The best hotels: in Llafranc, the three-star Hotel Terramar (00 34-972 300200, www.hterramar.com) overlooks the better end of the beach, and thus has better views – as well as cheaper rates – than the famous Hotel Llafranch across the street. A double room with a sea-view terrace costs £97 per night in high season. The alfresco breakfast isn’t worth the £9.50pp charged on top of the room rate – head instead to the bakery in the square for café amb llet and croissants. In Aigua Blava, ignore the rather austere-looking parador nacional and stay at the Hotel Aigua Blava (972 622058, www.aiguablava.com), an enchanting, family-friendly sprawl that tumbles down to its own private beach. Families who like its eccentric 1960s vibe come back year after year, so the tip is to book early. A double room with a terrace costs £139 per night in high season, B&B.

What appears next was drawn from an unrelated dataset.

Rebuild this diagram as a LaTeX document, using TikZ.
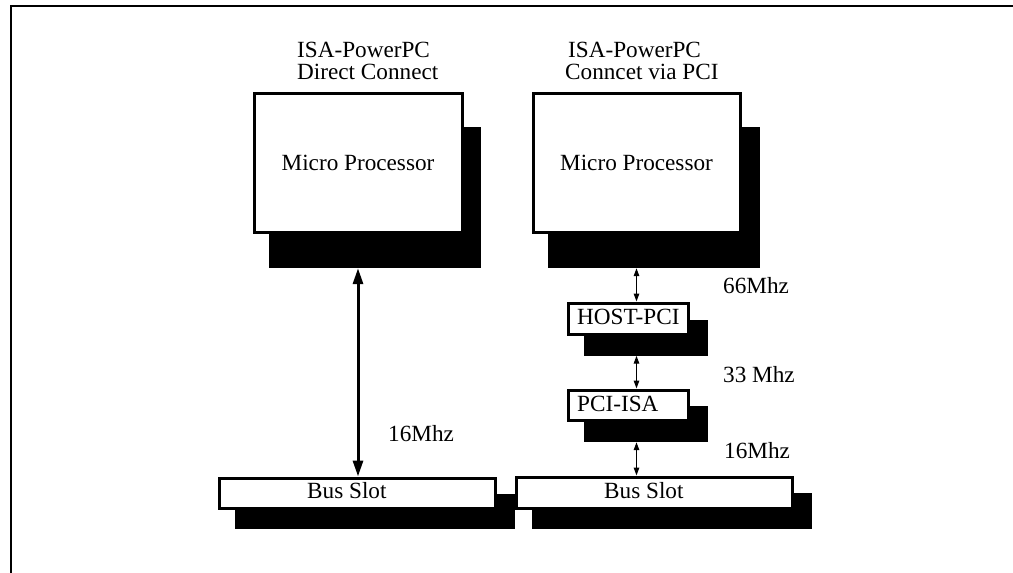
\documentclass[tikz,border=0pt]{standalone}
\usepackage{fontspec}
\setmainfont{Liberation Serif}
\usetikzlibrary{arrows.meta}
\begin{document}
\begin{tikzpicture}[x=1pt,y=-1pt,
  box/.style={draw=black,line width=3pt,fill=white,inner sep=0pt},
  shade/.style={fill=black,draw=none,inner sep=0pt},
  txt/.style={inner sep=0pt,anchor=base west,font=\fontsize{23.2}{20}\selectfont},
  bigarr/.style={line width=3pt,{Triangle[length=16pt,width=10pt]}-{Triangle[length=16pt,width=10pt]}},
  smallarr/.style={line width=1.3pt,{Triangle[length=8pt,width=5.5pt]}-{Triangle[length=8pt,width=5.5pt]}}
]
\useasboundingbox (0,0) rectangle (1013,573);
\fill[white] (0,0) rectangle (1013,573);
% frame
\draw[line width=2pt] (11,573) -- (11,6) -- (1013,6);

% titles
\node[txt] (tL1) at (297,57) {ISA-PowerPC};
\node[txt] (tL2) at (297,79) {Direct Connect};
\node[txt] (tR1) at (568,57) {ISA-PowerPC};
\node[txt] (tR2) at (565,79) {Conncet via PCI};

% left micro processor
\node[shade,minimum width=212pt,minimum height=141pt] (mpLs) at (375,197.5) {};
\node[box,minimum width=208pt,minimum height=139pt,font=\fontsize{23.2}{20}\selectfont] (mpL) at (358,162.5) {Micro Processor};

% right micro processor
\node[shade,minimum width=212pt,minimum height=141pt] (mpRs) at (653.5,197.5) {};
\node[box,minimum width=207pt,minimum height=139pt,font=\fontsize{23.2}{20}\selectfont] (mpR) at (636.5,162.5) {Micro Processor};

% HOST-PCI
\node[shade,minimum width=124pt,minimum height=36pt] (hosts) at (646,337.5) {};
\node[box,minimum width=120pt,minimum height=31pt] (host) at (628,318.5) {};
\node[txt] (hostt) at (577,324) {HOST-PCI};

% PCI-ISA
\node[shade,minimum width=124pt,minimum height=36pt] (pcis) at (646,424) {};
\node[box,minimum width=120pt,minimum height=30pt] (pci) at (628,405) {};
\node[txt] (pcit) at (577,411) {PCI-ISA};

% bus slots
\node[shade,minimum width=280pt,minimum height=35pt] (busLs) at (375,511) {};
\node[shade,minimum width=280pt,minimum height=36pt] (busRs) at (672,511) {};
\node[box,minimum width=276pt,minimum height=30pt] (busL) at (357,493) {};
\node[txt] (busLt) at (307,498) {Bus Slot};
\node[box,minimum width=276pt,minimum height=31pt] (busR) at (654,492.5) {};
\node[txt] (busRt) at (604,498) {Bus Slot};

% connectors
\draw[bigarr] (mpL |- mpLs.south) -- (mpL |- busL.north);
\draw[smallarr] (mpR |- mpRs.south) -- (mpR |- host.north);
\draw[smallarr] (mpR |- hosts.south) -- (mpR |- pci.north);
\draw[smallarr] (mpR |- pcis.south) -- (mpR |- busR.north);

% labels
\node[txt] (f16L) at (388,441) {16Mhz};
\node[txt] (f66) at (723,293) {66Mhz};
\node[txt] (f33) at (723,382) {33 Mhz};
\node[txt] (f16R) at (724,458) {16Mhz};
\end{tikzpicture}
\end{document}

Getting there: fly to Girona with Ryanair (0871 246 0000, www.ryanair.com). Car hire – which is essential – starts at £92 a week with Holiday Autos (0870 400 4461, www.holidayautos.com). The best beaches: Llafranc’s is wide and well groomed, but tends to get crowded in high season, as does the perfect little beach at Tamariu. Three miles to the north, the triple whammy of Aiguablava, Fornells and Platja Fonda will spark a best-beach debate that will end only when you visit the tiny, spring-fed, pine-cloaked beach of Aiguafreda, just north of Sa Tuna. Speaking of fish, taste the best home-cured anchovies in the entire world at Fonda Caner (00 34-972 622391, www.hotel-rosa.com), up the hill in Begur. Ask for the seaside menu.
Smart thinking: buy the excellent Mapa Topografica Baix Emporda for £9 from the tourist office in Begur (Avenida Onze de Setembre 5; 972 624520, www.begur.org/ turisme) and use it to find tiny beaches you can have all to yourself, even in high season. Remember to take a daypack and decent walking shoes for the inevitable hike.